— Material —
◆ ◆ ◆ ◆ ◆
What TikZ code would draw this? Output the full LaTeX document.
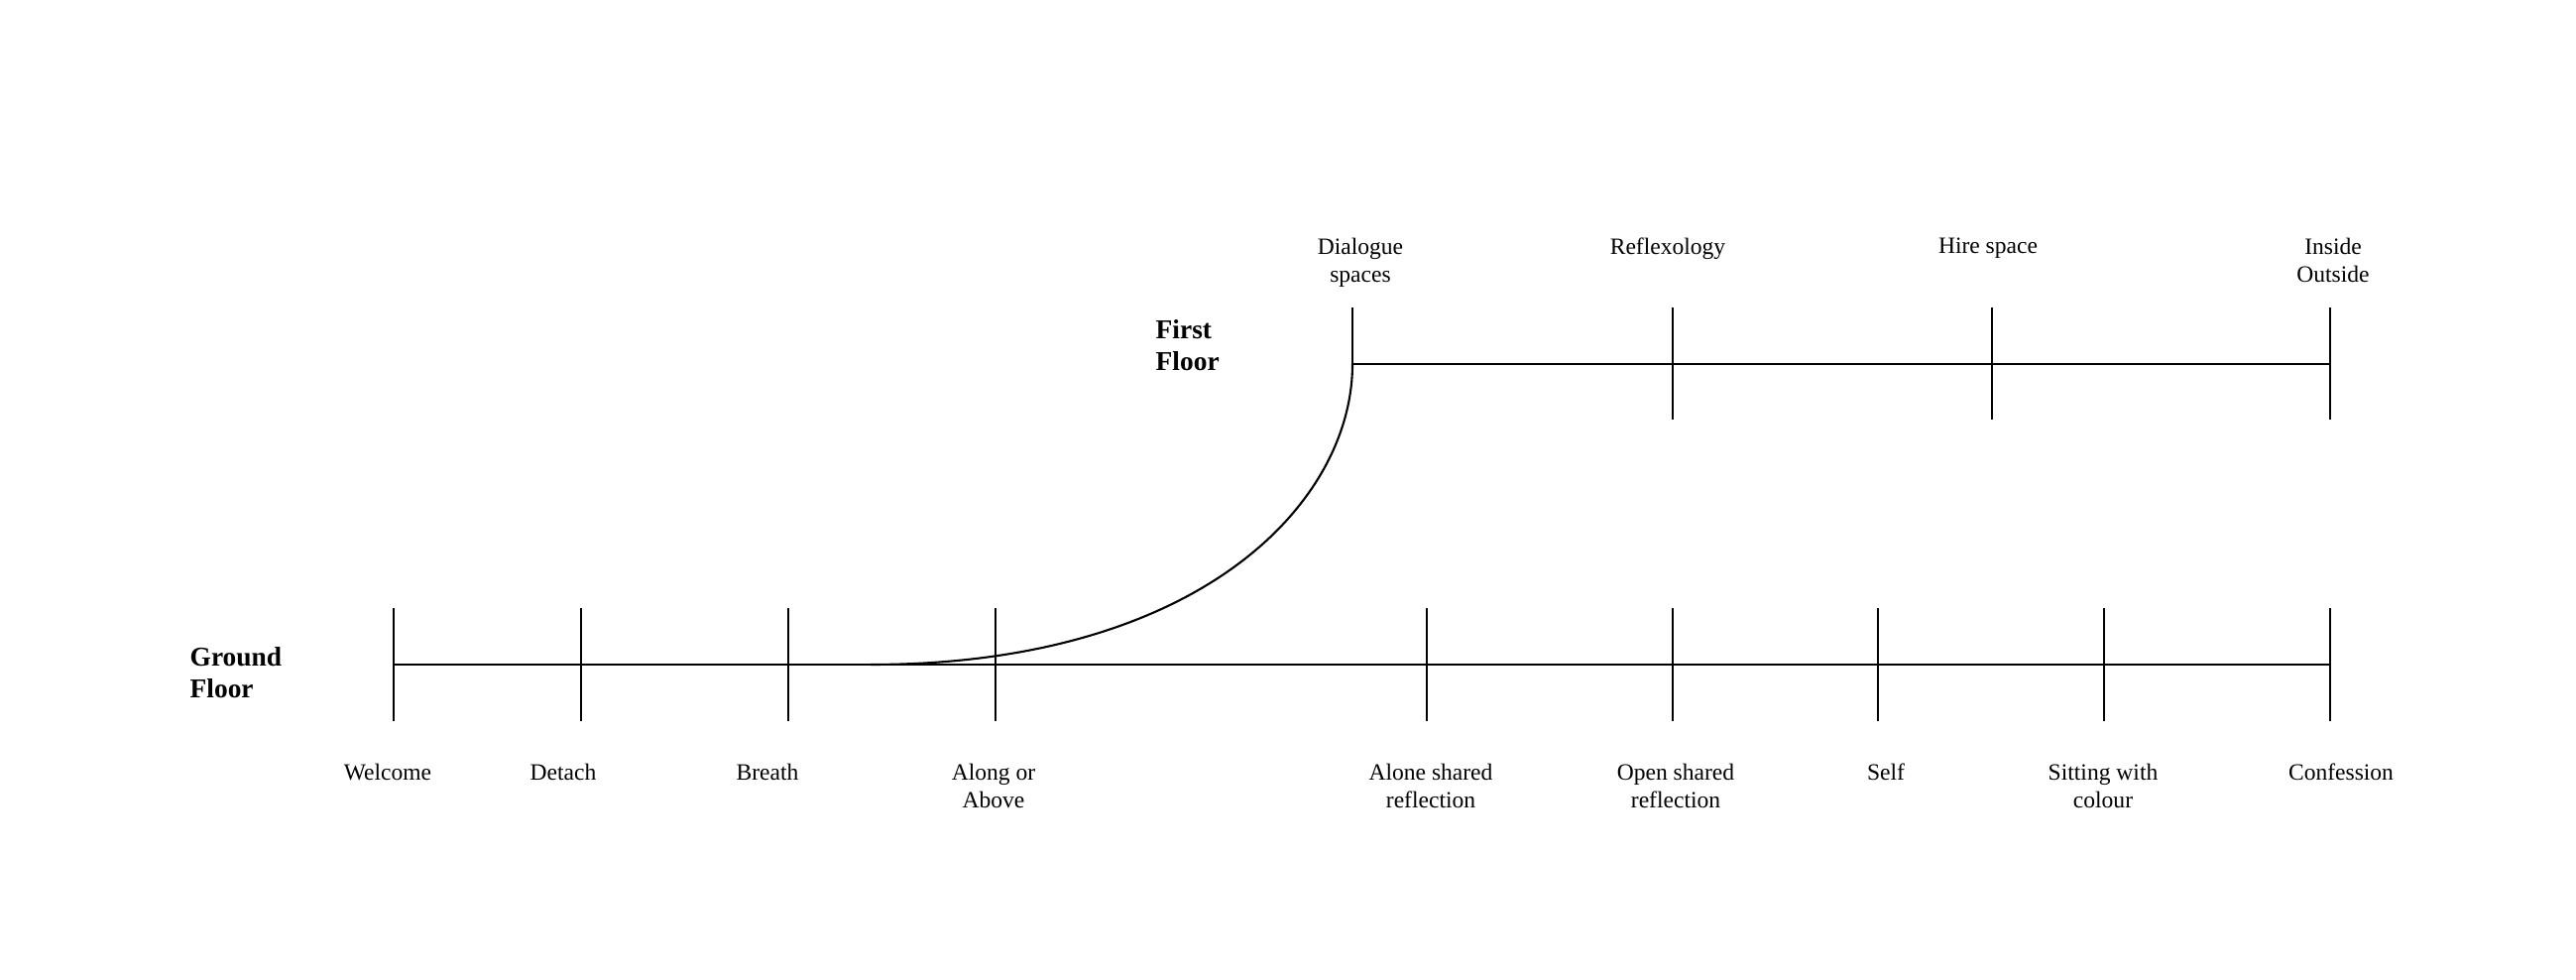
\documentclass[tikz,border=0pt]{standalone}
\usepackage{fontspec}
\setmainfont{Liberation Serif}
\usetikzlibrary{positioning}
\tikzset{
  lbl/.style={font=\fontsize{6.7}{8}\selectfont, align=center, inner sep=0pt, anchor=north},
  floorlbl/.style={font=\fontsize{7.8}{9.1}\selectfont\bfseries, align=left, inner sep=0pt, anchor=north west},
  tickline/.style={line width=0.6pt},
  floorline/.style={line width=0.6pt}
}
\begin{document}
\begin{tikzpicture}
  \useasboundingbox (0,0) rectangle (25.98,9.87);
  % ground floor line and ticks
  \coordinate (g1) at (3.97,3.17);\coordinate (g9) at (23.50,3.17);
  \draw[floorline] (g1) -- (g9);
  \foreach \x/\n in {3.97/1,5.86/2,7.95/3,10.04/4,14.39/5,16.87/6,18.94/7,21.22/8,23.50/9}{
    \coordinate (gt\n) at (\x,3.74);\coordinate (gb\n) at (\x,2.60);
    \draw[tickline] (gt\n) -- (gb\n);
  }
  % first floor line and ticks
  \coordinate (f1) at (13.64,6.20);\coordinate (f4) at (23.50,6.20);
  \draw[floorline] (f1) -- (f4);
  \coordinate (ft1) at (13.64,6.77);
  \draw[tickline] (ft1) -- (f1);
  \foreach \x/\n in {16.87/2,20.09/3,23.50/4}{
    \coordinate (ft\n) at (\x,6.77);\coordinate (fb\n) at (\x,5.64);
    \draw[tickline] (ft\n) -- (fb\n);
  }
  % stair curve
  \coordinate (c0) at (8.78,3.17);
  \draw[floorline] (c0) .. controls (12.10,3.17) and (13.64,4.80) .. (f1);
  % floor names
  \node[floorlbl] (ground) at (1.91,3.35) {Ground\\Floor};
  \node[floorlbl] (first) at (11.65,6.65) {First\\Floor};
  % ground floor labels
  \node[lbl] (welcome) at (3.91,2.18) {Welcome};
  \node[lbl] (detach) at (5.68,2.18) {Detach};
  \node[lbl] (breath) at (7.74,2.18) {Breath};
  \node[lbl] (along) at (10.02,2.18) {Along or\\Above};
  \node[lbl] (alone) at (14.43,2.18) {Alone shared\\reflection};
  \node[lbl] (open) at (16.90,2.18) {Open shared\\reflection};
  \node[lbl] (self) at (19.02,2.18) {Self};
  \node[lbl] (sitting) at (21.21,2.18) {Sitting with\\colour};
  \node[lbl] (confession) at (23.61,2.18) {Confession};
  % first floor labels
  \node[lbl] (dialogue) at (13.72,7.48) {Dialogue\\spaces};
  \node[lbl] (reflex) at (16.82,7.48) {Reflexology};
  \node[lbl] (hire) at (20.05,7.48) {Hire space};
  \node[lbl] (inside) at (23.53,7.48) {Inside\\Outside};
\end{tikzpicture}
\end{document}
◆ ◆ ◆ ◆ ◆
— Requirements —
Repeat all the data as it stands, dropping any images it holds.

— Solution to this problem —
What TikZ code would draw this? Output the full LaTeX document.
\documentclass[tikz,border=0pt]{standalone}
\usepackage{fontspec}
\setmainfont{Liberation Serif}
\usetikzlibrary{positioning}
\tikzset{
  lbl/.style={font=\fontsize{6.7}{8}\selectfont, align=center, inner sep=0pt, anchor=north},
  floorlbl/.style={font=\fontsize{7.8}{9.1}\selectfont\bfseries, align=left, inner sep=0pt, anchor=north west},
  tickline/.style={line width=0.6pt},
  floorline/.style={line width=0.6pt}
}
\begin{document}
\begin{tikzpicture}
  \useasboundingbox (0,0) rectangle (25.98,9.87);
  % ground floor line and ticks
  \coordinate (g1) at (3.97,3.17);\coordinate (g9) at (23.50,3.17);
  \draw[floorline] (g1) -- (g9);
  \foreach \x/\n in {3.97/1,5.86/2,7.95/3,10.04/4,14.39/5,16.87/6,18.94/7,21.22/8,23.50/9}{
    \coordinate (gt\n) at (\x,3.74);\coordinate (gb\n) at (\x,2.60);
    \draw[tickline] (gt\n) -- (gb\n);
  }
  % first floor line and ticks
  \coordinate (f1) at (13.64,6.20);\coordinate (f4) at (23.50,6.20);
  \draw[floorline] (f1) -- (f4);
  \coordinate (ft1) at (13.64,6.77);
  \draw[tickline] (ft1) -- (f1);
  \foreach \x/\n in {16.87/2,20.09/3,23.50/4}{
    \coordinate (ft\n) at (\x,6.77);\coordinate (fb\n) at (\x,5.64);
    \draw[tickline] (ft\n) -- (fb\n);
  }
  % stair curve
  \coordinate (c0) at (8.78,3.17);
  \draw[floorline] (c0) .. controls (12.10,3.17) and (13.64,4.80) .. (f1);
  % floor names
  \node[floorlbl] (ground) at (1.91,3.35) {Ground\\Floor};
  \node[floorlbl] (first) at (11.65,6.65) {First\\Floor};
  % ground floor labels
  \node[lbl] (welcome) at (3.91,2.18) {Welcome};
  \node[lbl] (detach) at (5.68,2.18) {Detach};
  \node[lbl] (breath) at (7.74,2.18) {Breath};
  \node[lbl] (along) at (10.02,2.18) {Along or\\Above};
  \node[lbl] (alone) at (14.43,2.18) {Alone shared\\reflection};
  \node[lbl] (open) at (16.90,2.18) {Open shared\\reflection};
  \node[lbl] (self) at (19.02,2.18) {Self};
  \node[lbl] (sitting) at (21.21,2.18) {Sitting with\\colour};
  \node[lbl] (confession) at (23.61,2.18) {Confession};
  % first floor labels
  \node[lbl] (dialogue) at (13.72,7.48) {Dialogue\\spaces};
  \node[lbl] (reflex) at (16.82,7.48) {Reflexology};
  \node[lbl] (hire) at (20.05,7.48) {Hire space};
  \node[lbl] (inside) at (23.53,7.48) {Inside\\Outside};
\end{tikzpicture}
\end{document}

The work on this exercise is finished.